I’ve been pondering an article called “Future Ed: Remote learning, 3D screens” for a few days now. While this article covers some interesting geeky stuff (such as ocular implants and 3-D screens), there are also some great nuggets of wisdom in there about how what we teach needs to change – along with our technologies:
Barker pointed out that with more tech-savvy learning, the curriculum will have to change, too. He and his wife funded a five-year experiment in Chattanooga, Tenn., to create a 21st-century curriculum founded not just on learning the ABCs, but also the “EFGs”: Eco ed (“How do we interact with the planet?”), Futures ed (“How do I shape my future?”), and Global ed (“What is my relationship with other human beings?”).
Each student had to learn a 500-word vocabulary in six languages and, in sixth grade, choose one in which to be fluent, including cultural knowledge. Physical fitness focused on lifelong sports such as tennis and golf, not team activities. Grade levels were kindergarten “through competence” — that is, when students accomplished all of the program’s lofty goals, they graduated.

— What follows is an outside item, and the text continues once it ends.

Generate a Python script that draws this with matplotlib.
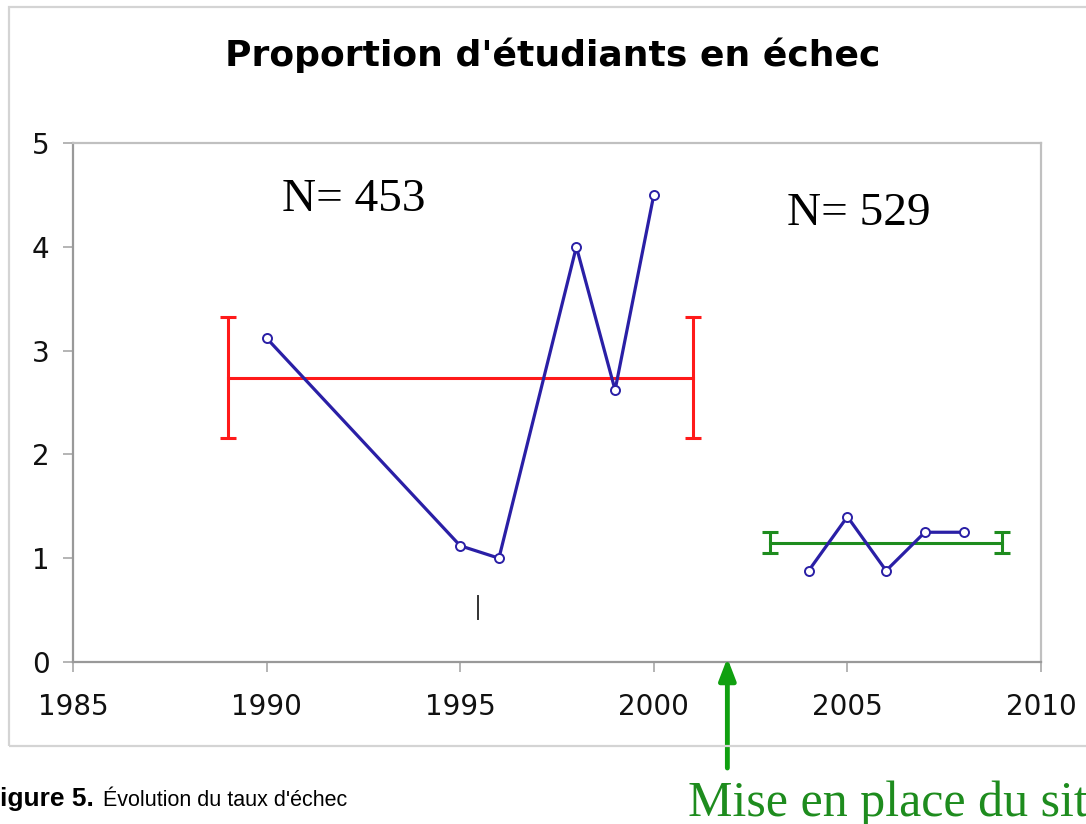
import matplotlib.pyplot as plt
from matplotlib.patches import Rectangle

# --- DATA ---
years_before = [1990, 1995, 1996, 1998, 1999, 2000]
rate_before = [3.12, 1.12, 1.0, 4.0, 2.62, 4.5]
years_after = [2004, 2005, 2006, 2007, 2008]
rate_after = [0.88, 1.4, 0.88, 1.25, 1.25]

# mean +/- error, drawn over a span of years
mean_before_span = [1989, 2001]
mean_before = 2.74
err_before = 0.58
mean_after_span = [2003, 2009]
mean_after = 1.15
err_after = 0.10

n_labels = ["N= 453", "N= 529"]
n_label_pos = [(1990.4, 4.45), (2003.45, 4.32)]

stray_mark_x = [1995.45, 1995.45]
stray_mark_y = [0.41, 0.64]

site_year = 2001.9

x_ticks = [1985, 1990, 1995, 2000, 2005, 2010]
y_ticks = [0, 1, 2, 3, 4, 5]

COLOR_LINE = '#2a1fa6'
COLOR_RED = '#ff1a1a'
COLOR_GREEN = '#1e8c1e'
COLOR_ARROW = '#10a010'
COLOR_SPINE = '#a8a8a8'

W, H = 1086, 824
fig = plt.figure(figsize=(W / 100, H / 100), dpi=100)
fig.patch.set_facecolor('white')

# outer chart frame (right edge runs off the picture)
fig.patches.append(Rectangle((9 / W, 1 - 746 / H), 1.2, (746 - 7) / H,
                             transform=fig.transFigure, fill=False,
                             edgecolor='#d4d4d4', linewidth=1.6))

ax = fig.add_axes([73 / W, 1 - 662 / H, (1041 - 73) / W, (662 - 143) / H])
ax.set_xlim(1985, 2010)
ax.set_ylim(0, 5)
ax.set_xticks(x_ticks)
ax.set_yticks(y_ticks)
for name, s in ax.spines.items():
    s.set_color('#999999' if name in ('left', 'bottom') else '#c0c0c0')
    s.set_linewidth(1.6)
ax.tick_params(axis='both', direction='out', length=7, width=1.2, color=COLOR_SPINE,
               labelsize=20, labelcolor='#111111')
ax.tick_params(axis='y', pad=10)
ax.tick_params(axis='x', pad=15)

# mean lines with error bars at both ends
ax.plot(mean_before_span, [mean_before] * 2, color=COLOR_RED, linewidth=2.2, zorder=2)
ax.errorbar(mean_before_span, [mean_before] * 2, yerr=err_before, fmt='none',
            ecolor=COLOR_RED, elinewidth=2.2, capsize=6, capthick=2.2, zorder=2)
ax.plot(mean_after_span, [mean_after] * 2, color=COLOR_GREEN, linewidth=2.2, zorder=2)
ax.errorbar(mean_after_span, [mean_after] * 2, yerr=err_after, fmt='none',
            ecolor=COLOR_GREEN, elinewidth=2.2, capsize=6, capthick=2.2, zorder=2)

# yearly series
for xs, ys in [(years_before, rate_before), (years_after, rate_after)]:
    ax.plot(xs, ys, color=COLOR_LINE, linewidth=2.3, marker='o', markersize=6.5,
            markerfacecolor='white', markeredgecolor=COLOR_LINE, markeredgewidth=1.4, zorder=3)

ax.plot(stray_mark_x, stray_mark_y, color='#333333', linewidth=1.4)

for txt, (x, y) in zip(n_labels, n_label_pos):
    ax.text(x, y, txt, fontsize=34, family='Liberation Serif', color='black',
            ha='left', va='center')

fig.text(553 / W, 1 - 55 / H, "Proportion d'étudiants en échec", fontsize=26,
         fontweight='bold', ha='center', va='center', color='black')

# arrow marking the site launch, pointing at the x axis
x_arrow = ax.transData.transform((site_year, 0))[0] / W
ax.annotate('', xy=(x_arrow, 1 - 658 / H), xytext=(x_arrow, 1 - 768 / H),
            xycoords='figure fraction', textcoords='figure fraction',
            arrowprops=dict(arrowstyle='-|>,head_length=1.3,head_width=0.5',
                            color=COLOR_ARROW, linewidth=3.5, shrinkA=0, shrinkB=0),
            annotation_clip=False)

fig.text(688 / W, 1 - 816 / H, "Mise en place du site", fontsize=36,
         family='Liberation Serif', color=COLOR_GREEN, ha='left', va='baseline')

fig.text(0, 1 - 806 / H, "igure 5.", fontsize=19, fontweight='bold',
         family='Liberation Sans', ha='left', va='baseline', color='black')
fig.text(103 / W, 1 - 806 / H, "Évolution du taux d'échec", fontsize=15.5,
         family='Liberation Sans', ha='left', va='baseline', color='black')

fig.savefig('out.png', dpi=100)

Personally, I get more excited about these approaches to changing education than others. The “death to the university” concept is too much “baby and bathwater” to me, and the open education movement is too caught up in hopeless romanticism (or unhealthy bitterness) for my taste. I don’t think people in either one of these movements have really thought about what would happen if they got their way.
Think about it – you don’t want to drive across a bridge designed by someone that learned engineering through following an engineering blog do you? Or, for that matter, get operated on by a surgeon that learned surgery by watching a bunch of YouTube videos. After Universities die and education goes free and open, people will begin to realize that we need to be able to prove that people learned what they needed to in order to do certain things. Then we will need to hire people to track who learned what, and those people will need a place to work and store records. We’ll go out and buy the empty college buildings, which will cost money, so we will start charging for education again. We’ll just end up right back where we started.
Or, we could listen to the people that want to reform what we have and end up in a better place overall in the end.
Anyways, the article I mentioned above covers a lot of ground in 4 pages, so give the whole thing a read with an open mind. Assessment, socialization, and realistic school reform (i.e. ideas for change that involve educators keeping their jobs) are all covered.